>> START Data

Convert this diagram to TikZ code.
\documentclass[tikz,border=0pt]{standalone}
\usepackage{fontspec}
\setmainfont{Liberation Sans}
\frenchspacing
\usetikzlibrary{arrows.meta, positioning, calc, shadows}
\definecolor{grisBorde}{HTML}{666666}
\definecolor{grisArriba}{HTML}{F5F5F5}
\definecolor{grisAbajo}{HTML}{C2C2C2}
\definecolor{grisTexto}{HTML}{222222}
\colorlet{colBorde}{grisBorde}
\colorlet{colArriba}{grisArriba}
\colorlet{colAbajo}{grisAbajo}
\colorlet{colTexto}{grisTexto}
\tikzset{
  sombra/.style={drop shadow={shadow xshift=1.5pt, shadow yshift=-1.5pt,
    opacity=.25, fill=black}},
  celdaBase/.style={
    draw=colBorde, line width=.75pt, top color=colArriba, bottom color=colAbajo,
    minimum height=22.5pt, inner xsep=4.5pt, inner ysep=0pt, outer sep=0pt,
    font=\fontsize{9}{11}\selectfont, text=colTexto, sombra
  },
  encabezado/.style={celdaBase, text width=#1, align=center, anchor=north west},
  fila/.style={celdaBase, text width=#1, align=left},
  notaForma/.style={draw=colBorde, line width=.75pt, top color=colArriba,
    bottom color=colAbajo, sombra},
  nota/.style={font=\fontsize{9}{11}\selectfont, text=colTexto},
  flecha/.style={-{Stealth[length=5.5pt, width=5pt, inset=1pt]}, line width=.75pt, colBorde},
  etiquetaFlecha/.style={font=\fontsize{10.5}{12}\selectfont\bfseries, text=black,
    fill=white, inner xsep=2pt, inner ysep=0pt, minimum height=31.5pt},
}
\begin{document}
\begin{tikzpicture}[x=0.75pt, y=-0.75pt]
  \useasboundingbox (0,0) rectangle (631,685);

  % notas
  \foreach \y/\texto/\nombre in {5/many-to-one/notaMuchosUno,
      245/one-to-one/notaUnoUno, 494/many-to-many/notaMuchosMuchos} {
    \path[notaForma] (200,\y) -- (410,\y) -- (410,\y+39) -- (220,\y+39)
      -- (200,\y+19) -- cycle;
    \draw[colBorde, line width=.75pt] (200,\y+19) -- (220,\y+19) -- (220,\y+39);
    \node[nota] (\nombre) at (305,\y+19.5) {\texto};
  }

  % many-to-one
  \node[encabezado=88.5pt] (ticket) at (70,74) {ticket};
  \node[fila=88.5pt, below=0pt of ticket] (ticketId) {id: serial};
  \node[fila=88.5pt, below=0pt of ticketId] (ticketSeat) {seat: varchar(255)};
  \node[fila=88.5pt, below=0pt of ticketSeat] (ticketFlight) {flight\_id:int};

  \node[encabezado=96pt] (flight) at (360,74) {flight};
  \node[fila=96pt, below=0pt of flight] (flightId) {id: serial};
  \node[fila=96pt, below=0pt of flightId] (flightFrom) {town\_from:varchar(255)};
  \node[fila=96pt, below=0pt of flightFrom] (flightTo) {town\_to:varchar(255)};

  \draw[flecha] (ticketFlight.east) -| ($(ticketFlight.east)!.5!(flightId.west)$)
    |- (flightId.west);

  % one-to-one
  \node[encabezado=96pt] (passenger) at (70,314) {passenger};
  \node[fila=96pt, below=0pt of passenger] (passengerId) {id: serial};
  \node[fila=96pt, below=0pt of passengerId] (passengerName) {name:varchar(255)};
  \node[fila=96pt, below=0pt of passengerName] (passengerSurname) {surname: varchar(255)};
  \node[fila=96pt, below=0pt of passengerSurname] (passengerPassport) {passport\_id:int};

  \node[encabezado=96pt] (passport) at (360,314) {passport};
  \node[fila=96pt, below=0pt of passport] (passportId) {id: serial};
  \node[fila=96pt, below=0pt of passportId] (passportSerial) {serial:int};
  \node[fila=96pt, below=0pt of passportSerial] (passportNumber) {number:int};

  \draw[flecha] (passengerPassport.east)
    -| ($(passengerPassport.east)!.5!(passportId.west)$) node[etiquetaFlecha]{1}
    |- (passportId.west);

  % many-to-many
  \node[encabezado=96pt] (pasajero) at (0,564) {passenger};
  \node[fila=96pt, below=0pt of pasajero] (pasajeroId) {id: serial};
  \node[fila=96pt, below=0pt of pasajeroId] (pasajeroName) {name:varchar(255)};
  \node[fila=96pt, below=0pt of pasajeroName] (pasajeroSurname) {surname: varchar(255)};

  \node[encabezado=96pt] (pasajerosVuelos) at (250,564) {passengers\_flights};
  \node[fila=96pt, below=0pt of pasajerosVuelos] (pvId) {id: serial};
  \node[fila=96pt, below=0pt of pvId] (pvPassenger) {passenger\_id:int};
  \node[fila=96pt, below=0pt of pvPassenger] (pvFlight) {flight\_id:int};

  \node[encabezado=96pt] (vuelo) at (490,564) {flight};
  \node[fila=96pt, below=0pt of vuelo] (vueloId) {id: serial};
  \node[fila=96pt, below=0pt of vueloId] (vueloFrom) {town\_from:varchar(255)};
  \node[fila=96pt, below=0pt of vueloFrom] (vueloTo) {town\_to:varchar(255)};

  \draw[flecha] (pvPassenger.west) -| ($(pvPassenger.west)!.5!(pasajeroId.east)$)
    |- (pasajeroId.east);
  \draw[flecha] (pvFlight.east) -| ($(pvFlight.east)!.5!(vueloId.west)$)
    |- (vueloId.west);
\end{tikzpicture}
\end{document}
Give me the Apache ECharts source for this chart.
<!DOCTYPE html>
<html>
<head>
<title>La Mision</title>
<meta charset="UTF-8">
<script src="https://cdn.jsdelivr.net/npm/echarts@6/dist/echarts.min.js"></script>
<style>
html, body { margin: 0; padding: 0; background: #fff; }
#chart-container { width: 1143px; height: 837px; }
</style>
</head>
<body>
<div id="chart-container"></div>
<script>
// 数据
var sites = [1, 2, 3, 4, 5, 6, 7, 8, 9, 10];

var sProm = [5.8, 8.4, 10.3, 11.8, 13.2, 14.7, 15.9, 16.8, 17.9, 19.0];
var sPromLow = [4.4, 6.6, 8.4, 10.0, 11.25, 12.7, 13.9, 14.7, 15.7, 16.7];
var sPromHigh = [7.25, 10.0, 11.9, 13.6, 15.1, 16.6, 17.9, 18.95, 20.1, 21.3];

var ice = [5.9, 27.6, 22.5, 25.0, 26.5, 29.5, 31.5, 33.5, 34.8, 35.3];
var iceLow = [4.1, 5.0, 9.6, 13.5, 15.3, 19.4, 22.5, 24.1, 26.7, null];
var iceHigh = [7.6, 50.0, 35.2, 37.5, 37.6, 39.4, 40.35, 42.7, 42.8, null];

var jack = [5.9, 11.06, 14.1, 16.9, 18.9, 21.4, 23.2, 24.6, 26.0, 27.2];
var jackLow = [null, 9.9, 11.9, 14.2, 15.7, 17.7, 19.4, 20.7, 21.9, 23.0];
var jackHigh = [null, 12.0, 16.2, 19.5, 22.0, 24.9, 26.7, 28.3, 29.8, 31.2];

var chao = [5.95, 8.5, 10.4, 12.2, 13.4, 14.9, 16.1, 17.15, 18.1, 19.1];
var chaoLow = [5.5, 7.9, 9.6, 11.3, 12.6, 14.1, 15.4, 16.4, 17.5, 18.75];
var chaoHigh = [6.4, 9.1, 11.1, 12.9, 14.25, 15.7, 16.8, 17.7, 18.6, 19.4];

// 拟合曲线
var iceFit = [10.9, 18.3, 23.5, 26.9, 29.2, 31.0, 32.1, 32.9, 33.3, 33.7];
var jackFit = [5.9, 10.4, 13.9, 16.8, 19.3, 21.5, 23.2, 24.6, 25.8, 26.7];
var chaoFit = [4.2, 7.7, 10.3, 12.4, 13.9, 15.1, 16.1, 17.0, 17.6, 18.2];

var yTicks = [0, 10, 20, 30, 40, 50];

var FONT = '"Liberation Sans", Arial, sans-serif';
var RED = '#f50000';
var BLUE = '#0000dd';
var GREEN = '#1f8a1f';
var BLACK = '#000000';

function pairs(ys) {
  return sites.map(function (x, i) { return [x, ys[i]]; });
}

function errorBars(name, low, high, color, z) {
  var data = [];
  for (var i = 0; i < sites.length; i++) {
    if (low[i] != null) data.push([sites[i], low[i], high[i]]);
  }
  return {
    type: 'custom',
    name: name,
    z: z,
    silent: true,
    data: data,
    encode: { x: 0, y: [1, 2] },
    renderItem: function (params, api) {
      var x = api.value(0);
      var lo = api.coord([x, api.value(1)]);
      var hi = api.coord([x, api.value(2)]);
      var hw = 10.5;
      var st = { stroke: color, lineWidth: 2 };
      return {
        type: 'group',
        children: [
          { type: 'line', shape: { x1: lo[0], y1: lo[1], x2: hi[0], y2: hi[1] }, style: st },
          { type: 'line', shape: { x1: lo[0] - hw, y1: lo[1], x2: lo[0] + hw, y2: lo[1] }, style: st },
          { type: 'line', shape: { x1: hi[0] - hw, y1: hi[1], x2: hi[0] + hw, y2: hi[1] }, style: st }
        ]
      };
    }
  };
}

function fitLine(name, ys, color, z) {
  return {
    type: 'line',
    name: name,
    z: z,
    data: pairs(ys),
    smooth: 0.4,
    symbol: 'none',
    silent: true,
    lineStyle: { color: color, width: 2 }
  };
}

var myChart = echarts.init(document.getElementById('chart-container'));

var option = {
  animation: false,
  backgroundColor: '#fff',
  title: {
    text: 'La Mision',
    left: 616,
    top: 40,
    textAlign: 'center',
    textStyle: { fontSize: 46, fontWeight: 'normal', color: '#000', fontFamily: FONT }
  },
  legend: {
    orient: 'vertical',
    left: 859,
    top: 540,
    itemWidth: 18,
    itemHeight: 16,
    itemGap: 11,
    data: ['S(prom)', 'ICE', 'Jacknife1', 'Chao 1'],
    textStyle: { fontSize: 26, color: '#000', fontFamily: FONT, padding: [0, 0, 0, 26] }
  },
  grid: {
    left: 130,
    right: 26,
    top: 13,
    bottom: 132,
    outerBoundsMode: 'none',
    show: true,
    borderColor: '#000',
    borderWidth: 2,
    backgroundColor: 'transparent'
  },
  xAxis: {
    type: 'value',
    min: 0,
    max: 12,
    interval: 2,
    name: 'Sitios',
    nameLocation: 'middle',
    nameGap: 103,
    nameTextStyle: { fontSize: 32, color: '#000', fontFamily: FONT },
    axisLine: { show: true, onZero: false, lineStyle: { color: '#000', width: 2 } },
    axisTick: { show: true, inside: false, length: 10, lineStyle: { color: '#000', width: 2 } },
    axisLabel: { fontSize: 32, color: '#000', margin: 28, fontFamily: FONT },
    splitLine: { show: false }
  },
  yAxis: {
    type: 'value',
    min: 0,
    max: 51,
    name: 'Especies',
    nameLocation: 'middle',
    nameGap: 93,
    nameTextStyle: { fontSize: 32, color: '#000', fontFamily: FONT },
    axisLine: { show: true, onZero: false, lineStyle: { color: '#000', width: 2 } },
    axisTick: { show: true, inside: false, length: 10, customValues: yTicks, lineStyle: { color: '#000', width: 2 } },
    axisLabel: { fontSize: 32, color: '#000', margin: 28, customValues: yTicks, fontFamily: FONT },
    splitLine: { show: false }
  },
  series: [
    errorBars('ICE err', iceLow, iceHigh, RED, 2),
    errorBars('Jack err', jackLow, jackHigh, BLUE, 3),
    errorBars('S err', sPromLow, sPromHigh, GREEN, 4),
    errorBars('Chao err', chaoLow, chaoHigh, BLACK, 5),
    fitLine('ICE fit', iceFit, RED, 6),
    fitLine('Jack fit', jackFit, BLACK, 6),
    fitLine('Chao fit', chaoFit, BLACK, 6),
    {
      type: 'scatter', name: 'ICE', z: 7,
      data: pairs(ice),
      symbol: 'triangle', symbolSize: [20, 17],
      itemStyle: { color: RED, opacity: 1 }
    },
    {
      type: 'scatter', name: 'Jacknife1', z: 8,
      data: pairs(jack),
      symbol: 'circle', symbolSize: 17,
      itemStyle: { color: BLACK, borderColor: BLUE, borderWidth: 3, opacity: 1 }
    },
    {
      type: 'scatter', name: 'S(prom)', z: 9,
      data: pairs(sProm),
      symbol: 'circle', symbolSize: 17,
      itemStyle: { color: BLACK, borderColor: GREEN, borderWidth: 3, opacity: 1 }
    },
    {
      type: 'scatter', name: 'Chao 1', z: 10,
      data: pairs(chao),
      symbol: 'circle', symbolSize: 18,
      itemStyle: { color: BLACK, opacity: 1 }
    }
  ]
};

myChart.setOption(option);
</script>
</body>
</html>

>> END Data

• [Required work]: Look through the entries above and quote exactly the lines from the line with "Give me the" to the line with "42.7, 42.8, null];", counting both of those lines.

• [Result of the task]:
Give me the Apache ECharts source for this chart.
<!DOCTYPE html>
<html>
<head>
<title>La Mision</title>
<meta charset="UTF-8">
<script src="https://cdn.jsdelivr.net/npm/echarts@6/dist/echarts.min.js"></script>
<style>
html, body { margin: 0; padding: 0; background: #fff; }
#chart-container { width: 1143px; height: 837px; }
</style>
</head>
<body>
<div id="chart-container"></div>
<script>
// 数据
var sites = [1, 2, 3, 4, 5, 6, 7, 8, 9, 10];

var sProm = [5.8, 8.4, 10.3, 11.8, 13.2, 14.7, 15.9, 16.8, 17.9, 19.0];
var sPromLow = [4.4, 6.6, 8.4, 10.0, 11.25, 12.7, 13.9, 14.7, 15.7, 16.7];
var sPromHigh = [7.25, 10.0, 11.9, 13.6, 15.1, 16.6, 17.9, 18.95, 20.1, 21.3];

var ice = [5.9, 27.6, 22.5, 25.0, 26.5, 29.5, 31.5, 33.5, 34.8, 35.3];
var iceLow = [4.1, 5.0, 9.6, 13.5, 15.3, 19.4, 22.5, 24.1, 26.7, null];
var iceHigh = [7.6, 50.0, 35.2, 37.5, 37.6, 39.4, 40.35, 42.7, 42.8, null];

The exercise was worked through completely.